• **THE TASK**:
Set down exactly the lines in the records below that run from the line with "Write a Python" to the line with "import seaborn as sns", inclusive, and nothing more.

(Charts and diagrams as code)
** begin **
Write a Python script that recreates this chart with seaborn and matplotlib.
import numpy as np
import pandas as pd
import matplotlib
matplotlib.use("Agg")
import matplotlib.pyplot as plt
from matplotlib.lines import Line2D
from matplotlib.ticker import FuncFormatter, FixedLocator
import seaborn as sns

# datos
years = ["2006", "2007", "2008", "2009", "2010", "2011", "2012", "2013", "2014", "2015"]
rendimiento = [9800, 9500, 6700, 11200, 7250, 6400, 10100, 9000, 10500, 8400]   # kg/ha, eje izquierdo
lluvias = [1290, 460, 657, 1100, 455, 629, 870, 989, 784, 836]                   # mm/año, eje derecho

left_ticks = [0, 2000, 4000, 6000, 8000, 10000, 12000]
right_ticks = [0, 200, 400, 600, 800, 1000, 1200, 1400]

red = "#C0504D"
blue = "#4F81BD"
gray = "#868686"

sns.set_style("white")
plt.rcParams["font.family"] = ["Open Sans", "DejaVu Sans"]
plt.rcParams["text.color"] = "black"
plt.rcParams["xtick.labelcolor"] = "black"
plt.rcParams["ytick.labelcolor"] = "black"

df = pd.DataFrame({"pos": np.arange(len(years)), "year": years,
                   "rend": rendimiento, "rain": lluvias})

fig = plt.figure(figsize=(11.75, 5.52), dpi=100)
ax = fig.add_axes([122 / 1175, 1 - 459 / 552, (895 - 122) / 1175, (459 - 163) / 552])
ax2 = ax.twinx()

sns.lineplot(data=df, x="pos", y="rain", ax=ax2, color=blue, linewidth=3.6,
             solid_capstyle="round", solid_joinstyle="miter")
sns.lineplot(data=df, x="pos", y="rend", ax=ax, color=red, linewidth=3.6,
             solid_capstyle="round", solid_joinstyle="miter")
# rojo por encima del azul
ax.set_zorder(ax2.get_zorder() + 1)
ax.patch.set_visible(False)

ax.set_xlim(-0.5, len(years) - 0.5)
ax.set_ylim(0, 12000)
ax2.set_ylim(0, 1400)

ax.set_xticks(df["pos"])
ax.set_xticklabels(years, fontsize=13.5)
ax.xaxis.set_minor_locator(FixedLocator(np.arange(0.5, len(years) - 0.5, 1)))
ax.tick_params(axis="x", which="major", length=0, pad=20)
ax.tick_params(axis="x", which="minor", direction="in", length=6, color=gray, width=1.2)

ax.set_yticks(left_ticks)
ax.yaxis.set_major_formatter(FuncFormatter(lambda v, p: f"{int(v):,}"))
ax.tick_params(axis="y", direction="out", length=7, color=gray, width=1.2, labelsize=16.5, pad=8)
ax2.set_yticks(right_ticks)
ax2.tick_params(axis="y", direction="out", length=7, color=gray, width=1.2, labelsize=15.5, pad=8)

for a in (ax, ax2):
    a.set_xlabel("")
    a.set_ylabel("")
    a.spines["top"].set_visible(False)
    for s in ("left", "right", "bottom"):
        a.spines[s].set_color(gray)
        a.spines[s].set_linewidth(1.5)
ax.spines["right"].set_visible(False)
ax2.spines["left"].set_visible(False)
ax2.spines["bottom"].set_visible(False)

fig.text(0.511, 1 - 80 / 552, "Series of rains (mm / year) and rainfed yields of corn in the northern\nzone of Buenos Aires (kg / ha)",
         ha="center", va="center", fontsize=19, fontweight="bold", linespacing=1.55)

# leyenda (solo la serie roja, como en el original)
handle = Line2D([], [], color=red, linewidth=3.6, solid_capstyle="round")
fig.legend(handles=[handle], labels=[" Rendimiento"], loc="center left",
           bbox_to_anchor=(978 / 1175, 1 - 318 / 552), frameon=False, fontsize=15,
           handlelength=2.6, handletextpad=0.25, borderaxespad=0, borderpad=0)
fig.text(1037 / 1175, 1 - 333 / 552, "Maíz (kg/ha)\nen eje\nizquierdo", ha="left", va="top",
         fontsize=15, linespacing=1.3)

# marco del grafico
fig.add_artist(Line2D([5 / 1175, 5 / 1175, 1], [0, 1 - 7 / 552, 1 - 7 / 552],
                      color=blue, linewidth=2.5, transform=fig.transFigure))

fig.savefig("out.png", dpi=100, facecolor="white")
** end **
** begin **
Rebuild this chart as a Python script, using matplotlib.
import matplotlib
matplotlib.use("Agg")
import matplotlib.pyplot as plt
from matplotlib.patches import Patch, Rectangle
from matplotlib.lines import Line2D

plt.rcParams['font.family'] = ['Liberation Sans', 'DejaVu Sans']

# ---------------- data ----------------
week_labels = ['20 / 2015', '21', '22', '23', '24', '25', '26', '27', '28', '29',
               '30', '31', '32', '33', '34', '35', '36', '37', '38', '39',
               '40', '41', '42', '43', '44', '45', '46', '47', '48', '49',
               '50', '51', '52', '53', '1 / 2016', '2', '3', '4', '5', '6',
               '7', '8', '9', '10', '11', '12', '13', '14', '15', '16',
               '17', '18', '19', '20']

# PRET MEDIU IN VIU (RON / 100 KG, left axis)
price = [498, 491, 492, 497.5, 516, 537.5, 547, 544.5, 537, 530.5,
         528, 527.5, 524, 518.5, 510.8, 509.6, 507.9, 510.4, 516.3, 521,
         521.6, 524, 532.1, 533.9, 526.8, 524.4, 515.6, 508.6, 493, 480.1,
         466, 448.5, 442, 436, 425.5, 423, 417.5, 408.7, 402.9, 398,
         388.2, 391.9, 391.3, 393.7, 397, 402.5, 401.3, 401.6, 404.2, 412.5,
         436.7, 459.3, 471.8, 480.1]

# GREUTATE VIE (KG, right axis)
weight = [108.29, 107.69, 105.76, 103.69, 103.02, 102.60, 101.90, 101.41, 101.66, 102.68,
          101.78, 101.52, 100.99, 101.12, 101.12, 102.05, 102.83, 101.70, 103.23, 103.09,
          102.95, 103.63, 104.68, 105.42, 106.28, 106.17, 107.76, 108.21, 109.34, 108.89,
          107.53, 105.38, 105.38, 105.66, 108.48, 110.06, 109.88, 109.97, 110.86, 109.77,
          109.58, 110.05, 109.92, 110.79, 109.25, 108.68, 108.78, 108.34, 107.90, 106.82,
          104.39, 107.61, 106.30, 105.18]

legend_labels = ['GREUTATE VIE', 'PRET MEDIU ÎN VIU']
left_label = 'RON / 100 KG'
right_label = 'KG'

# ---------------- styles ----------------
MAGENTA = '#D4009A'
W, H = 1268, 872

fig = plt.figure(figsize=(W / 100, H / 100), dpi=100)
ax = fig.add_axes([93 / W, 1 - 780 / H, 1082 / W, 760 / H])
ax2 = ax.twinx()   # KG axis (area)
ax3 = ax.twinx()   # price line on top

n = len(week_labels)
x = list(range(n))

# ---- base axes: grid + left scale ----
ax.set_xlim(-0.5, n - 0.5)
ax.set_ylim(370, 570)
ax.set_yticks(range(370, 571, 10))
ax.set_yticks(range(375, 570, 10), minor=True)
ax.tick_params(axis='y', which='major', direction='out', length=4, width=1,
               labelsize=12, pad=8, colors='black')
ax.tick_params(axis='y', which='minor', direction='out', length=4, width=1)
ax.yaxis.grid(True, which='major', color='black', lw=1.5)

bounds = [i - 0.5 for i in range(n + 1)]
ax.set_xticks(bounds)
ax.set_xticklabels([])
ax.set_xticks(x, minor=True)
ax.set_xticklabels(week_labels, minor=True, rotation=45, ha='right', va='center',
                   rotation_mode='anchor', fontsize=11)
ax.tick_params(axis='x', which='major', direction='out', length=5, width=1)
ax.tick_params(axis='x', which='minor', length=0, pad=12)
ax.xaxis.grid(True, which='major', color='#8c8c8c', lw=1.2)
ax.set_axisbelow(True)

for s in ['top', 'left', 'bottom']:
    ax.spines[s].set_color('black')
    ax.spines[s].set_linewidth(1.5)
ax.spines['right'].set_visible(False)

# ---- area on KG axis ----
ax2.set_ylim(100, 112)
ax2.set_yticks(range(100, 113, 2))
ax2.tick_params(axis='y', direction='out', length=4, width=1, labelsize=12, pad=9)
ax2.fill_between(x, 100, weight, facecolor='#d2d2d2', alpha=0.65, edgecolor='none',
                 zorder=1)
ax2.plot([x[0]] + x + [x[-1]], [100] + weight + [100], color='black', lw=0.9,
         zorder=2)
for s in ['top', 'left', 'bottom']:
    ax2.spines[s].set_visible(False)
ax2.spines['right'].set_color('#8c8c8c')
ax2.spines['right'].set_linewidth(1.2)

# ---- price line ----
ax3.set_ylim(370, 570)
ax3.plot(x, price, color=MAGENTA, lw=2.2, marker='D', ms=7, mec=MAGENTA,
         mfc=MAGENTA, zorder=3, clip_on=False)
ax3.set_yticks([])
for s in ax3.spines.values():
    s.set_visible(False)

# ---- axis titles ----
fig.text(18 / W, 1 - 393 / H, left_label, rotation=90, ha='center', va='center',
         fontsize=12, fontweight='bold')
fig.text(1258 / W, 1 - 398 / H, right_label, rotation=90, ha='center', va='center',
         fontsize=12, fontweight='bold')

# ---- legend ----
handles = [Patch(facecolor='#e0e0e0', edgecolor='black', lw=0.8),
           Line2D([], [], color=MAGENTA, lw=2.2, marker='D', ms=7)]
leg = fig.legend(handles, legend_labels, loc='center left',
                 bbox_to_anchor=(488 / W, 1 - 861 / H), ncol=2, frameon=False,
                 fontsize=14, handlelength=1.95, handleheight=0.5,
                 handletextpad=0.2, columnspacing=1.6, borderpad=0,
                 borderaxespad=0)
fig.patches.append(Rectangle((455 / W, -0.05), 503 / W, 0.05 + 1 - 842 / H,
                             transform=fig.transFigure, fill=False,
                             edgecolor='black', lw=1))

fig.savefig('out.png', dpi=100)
** end **
• **EXERCISE OUTPUT**:
Write a Python script that recreates this chart with seaborn and matplotlib.
import numpy as np
import pandas as pd
import matplotlib
matplotlib.use("Agg")
import matplotlib.pyplot as plt
from matplotlib.lines import Line2D
from matplotlib.ticker import FuncFormatter, FixedLocator
import seaborn as sns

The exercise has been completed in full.